Obeying the law is not voluntary, it is mandatory, and Secretary Chertoff cannot legitimately claim to be sweeping aside a host of laws on the border in defense of immigration laws. In a nation of laws all laws must be respected, not just those that are convenient.

Equal protection under the law is meant to be a fundamental right shared by every American, but the Real ID Act makes the legal rights of citizens who live near the border conditional on Secretary Chertoff’s whims. Section 102 of the Real ID Act of 2005 states, “Notwithstanding any other provision of law, the Secretary of Homeland Security shall have the authority to waive all legal requirements such Secretary, in such Secretary’s sole discretion, determines necessary to ensure expeditious construction of the barriers and roads under this section.” No one else is granted this extreme power under any circumstance. The President cannot waive our nation’s laws even in times of national crisis, and Secretary Chertoff cannot waive the laws that protect citizens who live away from the border. Only border residents may have their legal protections waived.

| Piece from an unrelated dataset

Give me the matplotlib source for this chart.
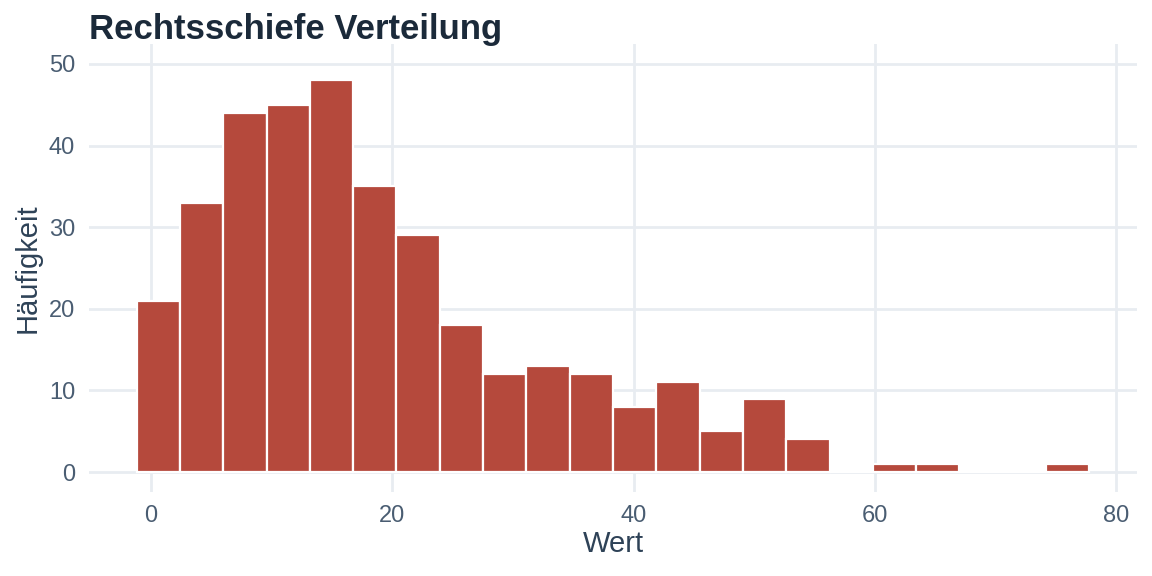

The only reason for Secretary Chertoff to waive these laws is because he knows that construction of the border wall will break them. In announcing the Real ID Act waivers Secretary Chertoff said, "Criminal activity at the border does not stop for endless debate or protracted litigation." The waivers are an admission that the border wall will itself violate these 36 federal laws, making construction of the wall a criminal act. If Chertoff is genuinely concerned with criminal activity he should ensure that the agency that he oversees complies with the law. Instead, by setting these 36 federal laws aside, Secretary Chertoff sets himself above the law.

Congress must not allow unchecked power to remain in the hands of an unelected administration appointee. As James Madison wrote in the Federalist Papers, “The accumulation of all powers, legislative, executive, and judiciary, in the same hands… may justly be pronounced the very definition of tyranny.” Allowing one man to overrule laws passed by Congress and signed by the President for the express intent of circumventing judicial oversight is un-American.